● WORK TO COMPLETE
Only the lines from the start of the data through the line containing "const girlsLeg = [27.5, 20, 8.5];" should be written out, exactly as they are, with both ends included and the pictures left out.
************
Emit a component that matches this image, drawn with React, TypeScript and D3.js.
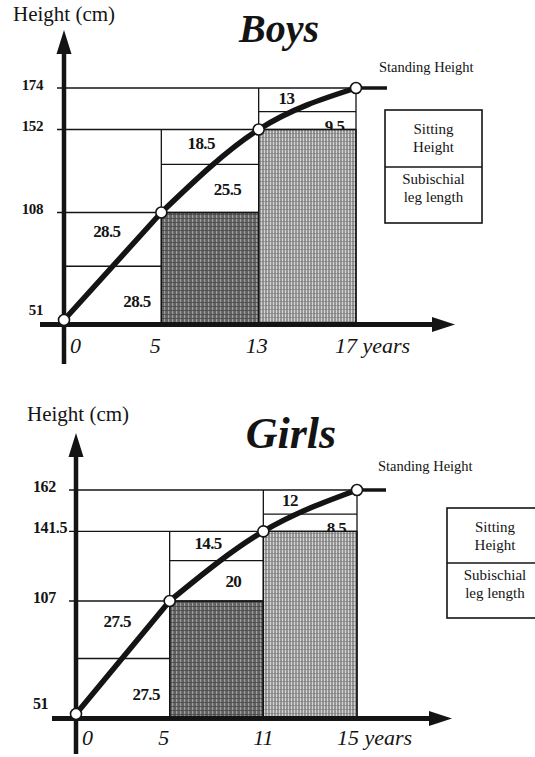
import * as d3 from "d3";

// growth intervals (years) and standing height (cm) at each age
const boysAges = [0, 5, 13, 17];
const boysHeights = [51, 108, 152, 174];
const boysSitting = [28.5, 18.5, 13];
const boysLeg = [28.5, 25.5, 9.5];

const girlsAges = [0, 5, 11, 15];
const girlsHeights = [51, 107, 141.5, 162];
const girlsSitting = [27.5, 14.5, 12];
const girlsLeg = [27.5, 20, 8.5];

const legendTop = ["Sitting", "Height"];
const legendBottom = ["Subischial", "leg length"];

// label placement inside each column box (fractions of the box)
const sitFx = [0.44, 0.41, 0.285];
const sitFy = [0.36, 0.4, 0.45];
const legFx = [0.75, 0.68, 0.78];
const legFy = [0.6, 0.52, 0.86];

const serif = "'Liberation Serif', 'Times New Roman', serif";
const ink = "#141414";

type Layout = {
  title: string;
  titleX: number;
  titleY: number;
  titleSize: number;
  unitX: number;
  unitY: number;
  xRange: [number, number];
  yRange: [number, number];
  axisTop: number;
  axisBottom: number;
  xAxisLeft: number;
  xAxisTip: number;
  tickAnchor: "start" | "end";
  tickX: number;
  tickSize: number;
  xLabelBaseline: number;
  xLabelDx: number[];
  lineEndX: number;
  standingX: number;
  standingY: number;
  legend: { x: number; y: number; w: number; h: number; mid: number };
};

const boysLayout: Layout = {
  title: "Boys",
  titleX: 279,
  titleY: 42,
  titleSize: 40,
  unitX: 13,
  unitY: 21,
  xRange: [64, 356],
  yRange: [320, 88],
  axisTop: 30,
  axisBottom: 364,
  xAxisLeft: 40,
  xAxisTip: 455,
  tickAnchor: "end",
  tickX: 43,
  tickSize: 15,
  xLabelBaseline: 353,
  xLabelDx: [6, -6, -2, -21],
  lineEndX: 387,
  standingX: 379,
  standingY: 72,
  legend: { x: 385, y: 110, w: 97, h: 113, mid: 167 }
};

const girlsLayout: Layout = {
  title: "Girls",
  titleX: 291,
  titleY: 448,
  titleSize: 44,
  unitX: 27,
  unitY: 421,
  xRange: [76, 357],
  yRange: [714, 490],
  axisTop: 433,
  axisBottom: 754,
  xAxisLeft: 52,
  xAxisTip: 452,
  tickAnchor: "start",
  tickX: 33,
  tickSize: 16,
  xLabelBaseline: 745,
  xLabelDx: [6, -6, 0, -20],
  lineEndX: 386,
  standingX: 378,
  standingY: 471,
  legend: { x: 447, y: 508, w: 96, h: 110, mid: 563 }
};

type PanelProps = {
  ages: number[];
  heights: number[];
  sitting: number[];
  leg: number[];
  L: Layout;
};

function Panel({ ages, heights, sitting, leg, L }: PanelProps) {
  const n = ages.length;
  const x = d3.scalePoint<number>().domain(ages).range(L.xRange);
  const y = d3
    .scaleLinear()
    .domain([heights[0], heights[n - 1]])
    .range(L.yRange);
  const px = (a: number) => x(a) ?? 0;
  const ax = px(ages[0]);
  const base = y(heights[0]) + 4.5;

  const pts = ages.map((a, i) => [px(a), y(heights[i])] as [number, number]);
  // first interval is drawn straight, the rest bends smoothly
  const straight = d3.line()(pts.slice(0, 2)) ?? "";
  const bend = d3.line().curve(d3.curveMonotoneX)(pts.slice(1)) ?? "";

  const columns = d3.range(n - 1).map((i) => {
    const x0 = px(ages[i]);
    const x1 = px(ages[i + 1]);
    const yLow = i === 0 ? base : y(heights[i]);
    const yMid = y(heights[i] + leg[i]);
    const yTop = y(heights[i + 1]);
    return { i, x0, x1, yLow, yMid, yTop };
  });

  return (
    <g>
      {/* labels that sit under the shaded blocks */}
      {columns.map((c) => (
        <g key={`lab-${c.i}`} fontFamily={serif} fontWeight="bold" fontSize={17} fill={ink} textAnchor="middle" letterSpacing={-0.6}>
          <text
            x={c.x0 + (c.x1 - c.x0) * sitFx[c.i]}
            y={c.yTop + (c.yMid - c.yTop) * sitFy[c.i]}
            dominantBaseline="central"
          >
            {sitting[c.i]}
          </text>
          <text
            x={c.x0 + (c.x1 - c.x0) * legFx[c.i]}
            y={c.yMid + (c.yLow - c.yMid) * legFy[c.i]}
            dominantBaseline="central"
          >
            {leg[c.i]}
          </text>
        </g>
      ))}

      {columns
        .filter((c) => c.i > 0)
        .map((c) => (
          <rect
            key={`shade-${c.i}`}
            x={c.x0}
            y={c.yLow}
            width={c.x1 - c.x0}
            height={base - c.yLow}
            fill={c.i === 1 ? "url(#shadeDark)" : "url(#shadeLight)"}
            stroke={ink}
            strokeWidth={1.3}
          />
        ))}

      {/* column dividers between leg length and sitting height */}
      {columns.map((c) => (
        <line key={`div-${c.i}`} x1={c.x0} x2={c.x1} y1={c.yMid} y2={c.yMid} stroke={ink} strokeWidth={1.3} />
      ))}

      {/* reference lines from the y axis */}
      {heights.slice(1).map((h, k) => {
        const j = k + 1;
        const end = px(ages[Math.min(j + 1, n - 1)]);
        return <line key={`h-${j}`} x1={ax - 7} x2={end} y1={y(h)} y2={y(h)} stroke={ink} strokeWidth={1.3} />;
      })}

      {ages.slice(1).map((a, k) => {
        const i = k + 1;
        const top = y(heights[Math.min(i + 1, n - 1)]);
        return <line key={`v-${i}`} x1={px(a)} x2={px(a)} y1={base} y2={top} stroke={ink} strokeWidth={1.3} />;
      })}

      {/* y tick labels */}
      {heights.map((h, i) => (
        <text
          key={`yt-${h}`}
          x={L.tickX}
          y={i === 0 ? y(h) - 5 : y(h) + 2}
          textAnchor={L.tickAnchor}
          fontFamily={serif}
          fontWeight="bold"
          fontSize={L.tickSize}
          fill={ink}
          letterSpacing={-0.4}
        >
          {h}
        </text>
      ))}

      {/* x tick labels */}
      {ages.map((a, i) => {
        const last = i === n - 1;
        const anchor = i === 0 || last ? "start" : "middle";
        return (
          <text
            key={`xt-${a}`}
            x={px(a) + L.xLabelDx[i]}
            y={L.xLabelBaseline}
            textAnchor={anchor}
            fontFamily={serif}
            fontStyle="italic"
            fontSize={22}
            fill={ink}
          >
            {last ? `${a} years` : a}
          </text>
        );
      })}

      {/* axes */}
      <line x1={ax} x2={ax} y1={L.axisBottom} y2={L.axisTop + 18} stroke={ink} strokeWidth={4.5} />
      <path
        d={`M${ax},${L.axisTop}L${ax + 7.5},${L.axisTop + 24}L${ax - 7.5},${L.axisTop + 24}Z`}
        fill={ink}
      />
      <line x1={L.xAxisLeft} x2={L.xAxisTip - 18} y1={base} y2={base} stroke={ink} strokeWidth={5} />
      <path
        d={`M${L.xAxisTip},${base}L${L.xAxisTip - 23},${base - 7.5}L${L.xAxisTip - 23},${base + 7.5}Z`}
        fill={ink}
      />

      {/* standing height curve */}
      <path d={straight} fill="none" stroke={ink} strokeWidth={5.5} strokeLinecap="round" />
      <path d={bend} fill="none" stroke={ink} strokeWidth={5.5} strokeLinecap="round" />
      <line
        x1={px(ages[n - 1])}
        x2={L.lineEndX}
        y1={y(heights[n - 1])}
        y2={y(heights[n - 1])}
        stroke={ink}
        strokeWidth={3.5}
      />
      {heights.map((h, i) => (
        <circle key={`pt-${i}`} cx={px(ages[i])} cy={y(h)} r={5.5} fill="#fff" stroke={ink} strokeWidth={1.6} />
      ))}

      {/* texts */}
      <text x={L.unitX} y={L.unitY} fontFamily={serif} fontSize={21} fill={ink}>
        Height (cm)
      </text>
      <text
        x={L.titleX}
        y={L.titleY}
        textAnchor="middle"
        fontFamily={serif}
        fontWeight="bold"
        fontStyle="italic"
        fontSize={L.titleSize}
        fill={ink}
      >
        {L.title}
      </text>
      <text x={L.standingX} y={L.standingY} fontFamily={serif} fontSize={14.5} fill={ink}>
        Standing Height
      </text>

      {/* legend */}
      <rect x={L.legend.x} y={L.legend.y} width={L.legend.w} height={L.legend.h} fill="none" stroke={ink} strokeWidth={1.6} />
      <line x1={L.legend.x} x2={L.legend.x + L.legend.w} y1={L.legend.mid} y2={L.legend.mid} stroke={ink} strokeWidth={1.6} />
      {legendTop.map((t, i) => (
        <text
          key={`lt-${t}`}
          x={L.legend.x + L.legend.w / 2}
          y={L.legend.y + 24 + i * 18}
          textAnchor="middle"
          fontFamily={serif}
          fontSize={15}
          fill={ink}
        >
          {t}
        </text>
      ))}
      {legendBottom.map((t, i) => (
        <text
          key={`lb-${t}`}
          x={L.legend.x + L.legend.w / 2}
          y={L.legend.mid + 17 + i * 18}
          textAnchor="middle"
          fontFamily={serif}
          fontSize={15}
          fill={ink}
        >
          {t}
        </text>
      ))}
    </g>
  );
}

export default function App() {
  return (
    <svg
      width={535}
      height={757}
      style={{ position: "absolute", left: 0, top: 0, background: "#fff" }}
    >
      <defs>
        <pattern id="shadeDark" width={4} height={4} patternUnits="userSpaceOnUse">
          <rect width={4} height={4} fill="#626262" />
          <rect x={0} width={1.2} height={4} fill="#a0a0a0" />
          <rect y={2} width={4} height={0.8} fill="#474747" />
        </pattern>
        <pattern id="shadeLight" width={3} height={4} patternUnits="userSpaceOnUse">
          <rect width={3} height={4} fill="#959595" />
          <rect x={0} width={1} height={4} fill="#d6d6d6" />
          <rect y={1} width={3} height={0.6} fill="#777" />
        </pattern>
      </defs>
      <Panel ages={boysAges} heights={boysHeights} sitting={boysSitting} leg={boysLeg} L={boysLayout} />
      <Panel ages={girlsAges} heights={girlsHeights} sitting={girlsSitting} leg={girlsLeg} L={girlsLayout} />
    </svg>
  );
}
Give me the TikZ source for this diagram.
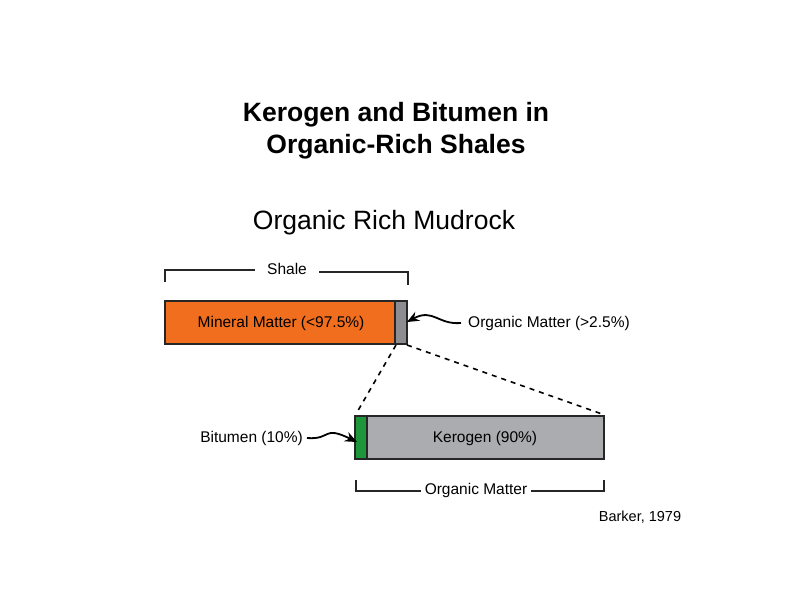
************
● ANSWER TO THE TASK
Emit a component that matches this image, drawn with React, TypeScript and D3.js.
import * as d3 from "d3";

// growth intervals (years) and standing height (cm) at each age
const boysAges = [0, 5, 13, 17];
const boysHeights = [51, 108, 152, 174];
const boysSitting = [28.5, 18.5, 13];
const boysLeg = [28.5, 25.5, 9.5];

const girlsAges = [0, 5, 11, 15];
const girlsHeights = [51, 107, 141.5, 162];
const girlsSitting = [27.5, 14.5, 12];
const girlsLeg = [27.5, 20, 8.5];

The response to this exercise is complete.